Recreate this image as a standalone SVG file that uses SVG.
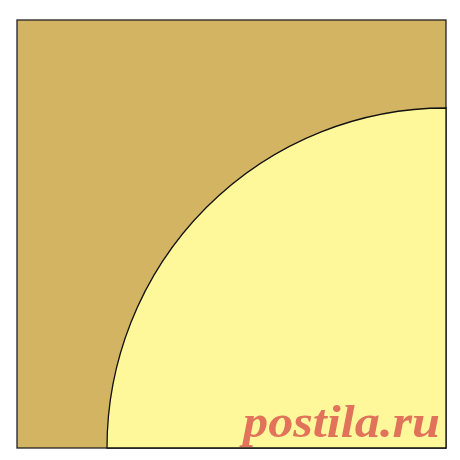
<svg xmlns="http://www.w3.org/2000/svg" width="460" height="460" viewBox="0 0 460 460">
<style>
.frame{fill:#D2B462;stroke:#222;stroke-width:1.3}
.sun{fill:#FFF89B;stroke:#111;stroke-width:1.3}
.wm{font-family:"Liberation Serif","DejaVu Serif",serif;font-weight:bold;font-style:italic;fill:#E0735A}
</style>
<rect width="460" height="460" fill="#fff"/>
<g id="square"><rect class="frame" x="17" y="20" width="429" height="428"/></g>
<g id="quarter"><path class="sun" d="M107,448 A339,340 0 0 1 446,108 L446,448 Z"/></g>
<text class="wm" x="243" y="437" font-size="47" textLength="197" lengthAdjust="spacingAndGlyphs">postila.ru</text>
</svg>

_ _ _ _ _ _ _

> EXERCISE BRIEF:
Return the whole listing, word for word, and leave out every picture.

> SOLUTION FOR THIS TASK:
Recreate this image as a standalone SVG file that uses SVG.
<svg xmlns="http://www.w3.org/2000/svg" width="460" height="460" viewBox="0 0 460 460">
<style>
.frame{fill:#D2B462;stroke:#222;stroke-width:1.3}
.sun{fill:#FFF89B;stroke:#111;stroke-width:1.3}
.wm{font-family:"Liberation Serif","DejaVu Serif",serif;font-weight:bold;font-style:italic;fill:#E0735A}
</style>
<rect width="460" height="460" fill="#fff"/>
<g id="square"><rect class="frame" x="17" y="20" width="429" height="428"/></g>
<g id="quarter"><path class="sun" d="M107,448 A339,340 0 0 1 446,108 L446,448 Z"/></g>
<text class="wm" x="243" y="437" font-size="47" textLength="197" lengthAdjust="spacingAndGlyphs">postila.ru</text>
</svg>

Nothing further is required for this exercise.